Of course the government lies. Hell people lie to the government. The only question is who did it first and it doesn't really matter because no one will ever know.
Everybody lies at some point, that’s not the point, nor is who started really the point.
The point is that the government is the one writing and enforcing laws in society. That carries power with it, and as the old adage says with power comes responsibility. That’s been a huge problem with US government in recent years; these seems to be no problem with using, abusing, and just plain throwing around power, but very little responsibility guiding it. A large portion of the world would probably agree on that.
So following the example of who ‘started it’, it’s the government’s responsibility to ‘start it’; start with a moral example. And it also starts with the big business that is lobbying to them and helping them get in office; an arena where these is barely any morality at all.
Don’t dictate law, policy, or morality to me if you have no intention of upholding it yourself. The problem lies in the fact that many of us (rightly) see government as a bloated, self-serving machine bogged down under its own weight. If they intend to lie to the people just because the people can lie too, well, then that’s a copout and proof they had every intention of doing it anyway. If our leaders want to be leaders, then they need to
be leaders.
A boss I had and very much respected instilled in my the idea of address the problem, don't waste time trying to assign blame; with our country, as well as with Somalia, I think a lot of time can be saved by not wasting time on fingerpointing, but trying to get to the root of the respective problems and working on a fix.
Which brings me back to the point that I still maintain about the Somalian pirate situation - policing waters for the safety of our own shipping freighters is good, but to work to develop a stable government in Somalia that can take the crackdown on piracy into its own hands would be far better. Treating the problem, not merely a symptom.

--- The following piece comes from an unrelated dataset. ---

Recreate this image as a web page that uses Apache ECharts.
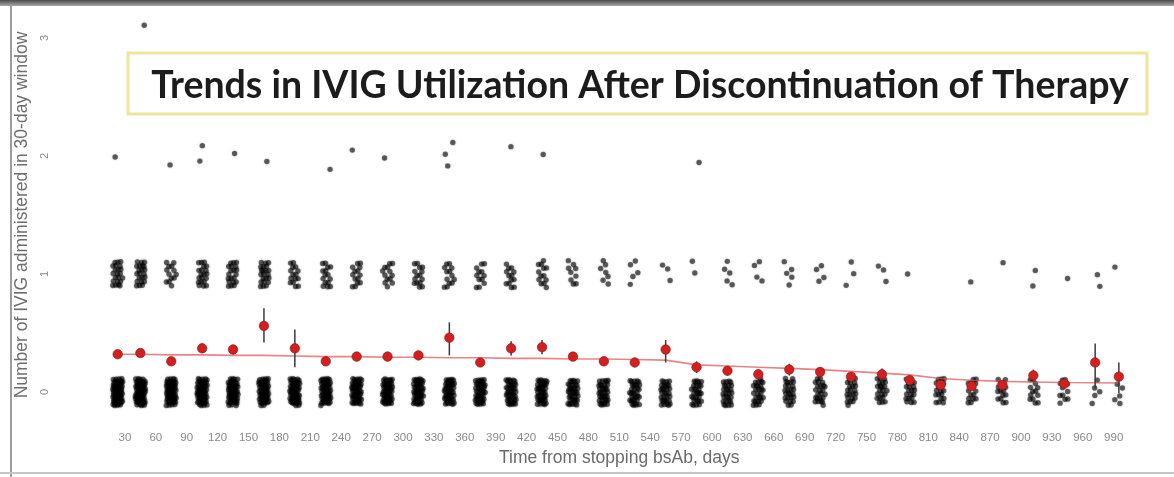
<!DOCTYPE html>
<html><head><meta charset="utf-8">
<script src="https://cdn.jsdelivr.net/npm/echarts@6/dist/echarts.min.js"></script>
<style>html,body{margin:0;padding:0;background:#fff}#c{width:1174px;height:477px}</style>
</head><body><div id="c"></div>
<script>
// ---- data ----
const binDays = [23,45,75,105,135,165,195,225,255,285,315,345,375,405,435,465,495,525,555,585,615,645,675,705,735,765,792,822,852,882,912,942,972,995];
const meanIVIG = [0.32,0.33,0.26,0.37,0.36,0.56,0.37,0.26,0.30,0.30,0.31,0.46,0.25,0.37,0.38,0.30,0.26,0.25,0.36,0.21,0.18,0.15,0.19,0.17,0.13,0.15,0.10,0.06,0.05,0.06,0.14,0.07,0.25,0.13];
const ciLow  = [0.29,0.30,0.23,0.33,0.32,0.42,0.21,0.23,0.26,0.26,0.27,0.31,0.22,0.31,0.32,0.26,0.22,0.21,0.25,0.16,0.14,0.11,0.14,0.13,0.09,0.10,0.06,0.03,0.02,0.03,0.09,0.03,0.03,-0.01];
const ciHigh = [0.35,0.36,0.29,0.41,0.40,0.71,0.53,0.29,0.34,0.34,0.35,0.59,0.28,0.43,0.44,0.34,0.30,0.29,0.44,0.26,0.22,0.19,0.24,0.21,0.17,0.20,0.14,0.09,0.08,0.09,0.19,0.11,0.41,0.25];
const trendFit = [0.32,0.32,0.315,0.315,0.31,0.31,0.305,0.30,0.30,0.295,0.295,0.29,0.29,0.285,0.285,0.28,0.28,0.275,0.27,0.23,0.22,0.21,0.20,0.19,0.175,0.16,0.145,0.115,0.10,0.09,0.085,0.08,0.078,0.076];
// number of patients in each 30-day window with 0,1,2,3 IVIG administrations
const patientsWith0 = [64,64,60,60,56,54,54,52,50,48,46,44,42,42,40,38,36,34,32,30,28,27,26,24,23,22,20,18,16,15,13,11,5,5];
const patientsWith1 = [22,22,13,20,20,22,15,15,14,13,15,13,12,13,13,9,7,5,3,2,5,4,5,4,3,3,1,0,1,1,2,1,2,1];
const patientsWith2 = [1,0,1,2,1,1,0,1,1,1,0,3,0,1,1,0,0,0,0,1,0,0,0,0,0,0,0,0,0,0,0,0,0,0];
const patientsWith3 = [0,1,0,0,0,0,0,0,0,0,0,0,0,0,0,0,0,0,0,0,0,0,0,0,0,0,0,0,0,0,0,0,0,0];
const xTickLabels = ['30','60','90','120','150','180','210','240','270','300','330','360','390','420','450','480','510','540','570','600','630','660','690','720','750','780','810','840','870','900','930','960','990'];
const yTickLabels = ['0','1','2','3'];

// ---- build series data ----
const levels = [patientsWith0, patientsWith1, patientsWith2, patientsWith3];
const jitterData = [];
levels.forEach((arr, lvl) => arr.forEach((n, i) => { if (n > 0) jitterData.push([binDays[i], lvl, n]); }));
const meanData = binDays.map((d, i) => [d, meanIVIG[i]]);
const ciData = binDays.map((d, i) => [d, ciLow[i], ciHigh[i]]);
const trendData = binDays.map((d, i) => [d, trendFit[i]]);

// geom_jitter-like placement (deterministic low-discrepancy layout around each value)
function frac(v) { return v - Math.floor(v); }
function jitterItem(params, api) {
  const x = api.value(0), lvl = api.value(1), n = api.value(2);
  const c = api.coord([x, lvl]);
  const unitY = api.size([0, 1])[1];
  const children = [];
  for (let j = 0; j < n; j++) {
    const u = frac(0.31 + 0.7548776662 * (j + 1) + params.dataIndex * 0.137);
    const v = frac(0.47 + 0.5698402910 * (j + 1) + params.dataIndex * 0.291);
    children.push({type: 'circle', shape: {cx: c[0] + (u - 0.5) * 10, cy: c[1] + (v - 0.5) * 0.23 * unitY, r: 2.7},
      style: {fill: 'rgba(0,0,0,0.55)', shadowBlur: 2, shadowColor: 'rgba(0,0,0,0.5)'}});
  }
  return {type: 'group', children};
}
function ciItem(params, api) {
  const a = api.coord([api.value(0), api.value(1)]);
  const b = api.coord([api.value(0), api.value(2)]);
  return {type: 'line', shape: {x1: a[0], y1: a[1], x2: b[0], y2: b[1]}, style: {stroke: '#3a3a3a', lineWidth: 1.5}};
}

const chart = echarts.init(document.getElementById('c'), null, {renderer: 'canvas'});
chart.setOption({
  backgroundColor: '#ffffff',
  animation: false,
  grid: {left: 94, right: 29.4, top: 8.5, bottom: 55.5},
  xAxis: {
    type: 'value', min: 0, max: 1020, interval: 30,
    axisLine: {show: false}, axisTick: {show: false}, splitLine: {show: false},
    axisLabel: {color: '#8a8a8a', fontSize: 11.5, fontFamily: 'Liberation Sans', margin: 10,
      formatter: v => xTickLabels.includes(String(v)) ? String(v) : ''},
    name: 'Time from stopping bsAb, days', nameLocation: 'middle', nameGap: 28,
    nameTextStyle: {color: '#6a6a6a', fontSize: 17.5, fontFamily: 'Liberation Sans'}
  },
  yAxis: {
    type: 'value', min: -0.25, max: 3.25, interval: 0.25,
    axisLine: {show: false}, axisTick: {show: false}, splitLine: {show: false},
    axisLabel: {color: '#8a8a8a', fontSize: 11, fontFamily: 'Liberation Sans', margin: 44, rotate: 90,
      formatter: v => yTickLabels.includes(String(v)) ? String(v) : ''},
    name: 'Number of IVIG administered in 30-day window', nameLocation: 'middle', nameGap: 53, nameRotate: 90,
    nameTextStyle: {color: '#6e6e6e', fontSize: 17.5, fontFamily: 'Liberation Sans'}
  },
  series: [
    {type: 'custom', renderItem: jitterItem, data: jitterData, encode: {x: 0, y: 1}, z: 1, silent: true},
    {type: 'line', data: trendData, symbol: 'none', lineStyle: {color: 'rgba(222,80,80,0.7)', width: 1.6}, z: 2, silent: true},
    {type: 'custom', renderItem: ciItem, data: ciData, encode: {x: 0, y: [1, 2]}, z: 3, silent: true},
    {type: 'scatter', data: meanData, symbolSize: 9.5, itemStyle: {color: '#d21f1f', borderColor: '#8c1212', borderWidth: 0.6, opacity: 1}, z: 4}
  ],
  graphic: [
    {type: 'rect', shape: {x: 0, y: 0, width: 1174, height: 6}, style: {fill: new echarts.graphic.LinearGradient(0, 0, 0, 1, [{offset: 0, color: '#4a4a4a'}, {offset: 1, color: '#a8a8a8'}])}, z: 100},
    {type: 'rect', shape: {x: 10, y: 6, width: 2, height: 471}, style: {fill: '#9c9c9c'}, z: 100},
    {type: 'rect', shape: {x: 0, y: 472, width: 1174, height: 2}, style: {fill: '#c6c6c6'}, z: 100},
    {type: 'rect', shape: {x: 128, y: 53, width: 1019, height: 61}, style: {fill: '#ffffff', stroke: '#ece79c', lineWidth: 3}, z: 90},
    {type: 'text', x: 640, y: 86, z: 91, style: {text: 'Trends in IVIG Utilization After Discontinuation of Therapy',
      fill: '#1c1c1c', font: 'bold 37.5px Lato', textAlign: 'center', textVerticalAlign: 'middle'}}
  ]
});
</script></body></html>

A good maxim to live by, but plugging it into Inkidu’s argument, much of the powers-that-be are very happy with things as they are. They have no intention of changing their policies. Eight failed years with the Bush administration, Halliburton and their ilk only define the ‘problem’ as everyone else; i.e., anyone and anything standing in the way of their goals.

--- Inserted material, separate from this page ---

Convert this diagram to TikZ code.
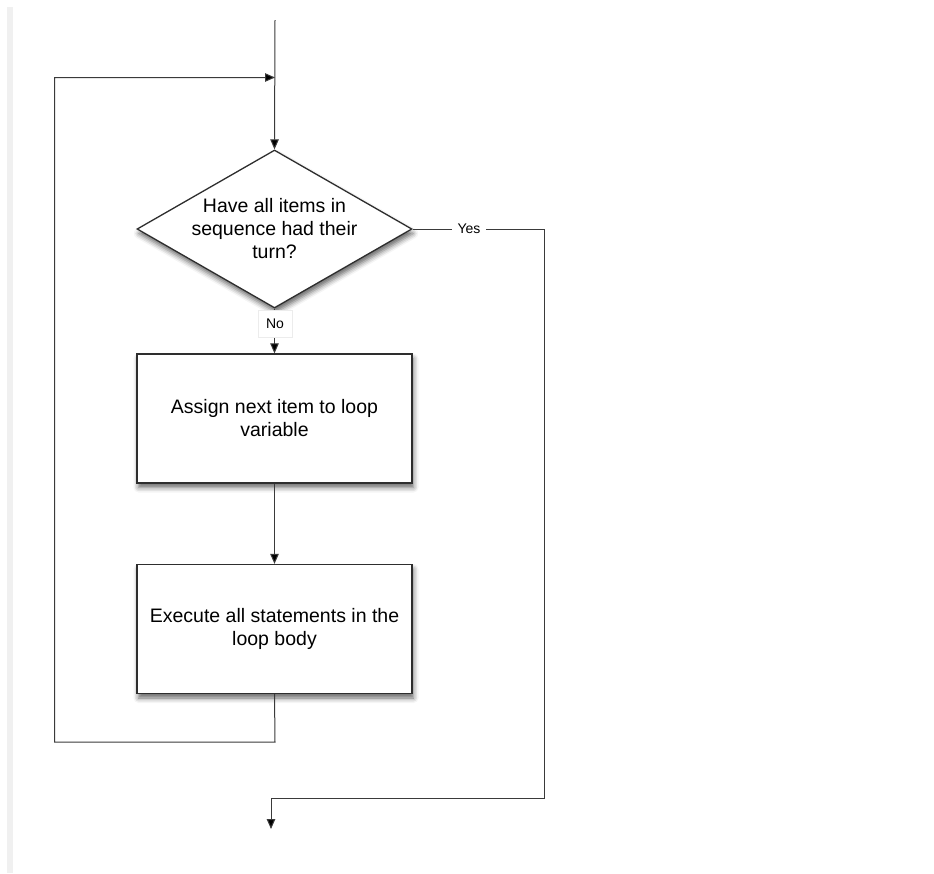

The problem with Somalia is going to be a complex one; a good slice of population will resent a Western involvement or presence in their country, no matter the reason or the outcome. I can understand this from a certain viewpoint; as a citizen of the US, if foreign troops were ‘keeping order’ in my hometown, I’d very likely be setting roadside bombs and sniping at them too. Even this idea of hired help for the government wouldn’t wash. I would have been watching Blackwater with a very hard eye were I in New Orleans post-Katrina. I don’t recognize a bunch of yahoos with guns from North Carolina as an authority even if the president himself marched into the town with them.
Committing to surgical strikes to get rid of pirate bases of operation; yes. Putting masses of troops into Somalia to police it for years; no. Whatever aid that goes there should be given as tools to help Somalia get on its feet with a stable government, with the warning that those rebuilding Somalia do it responsibly or we’re going to take them out as well.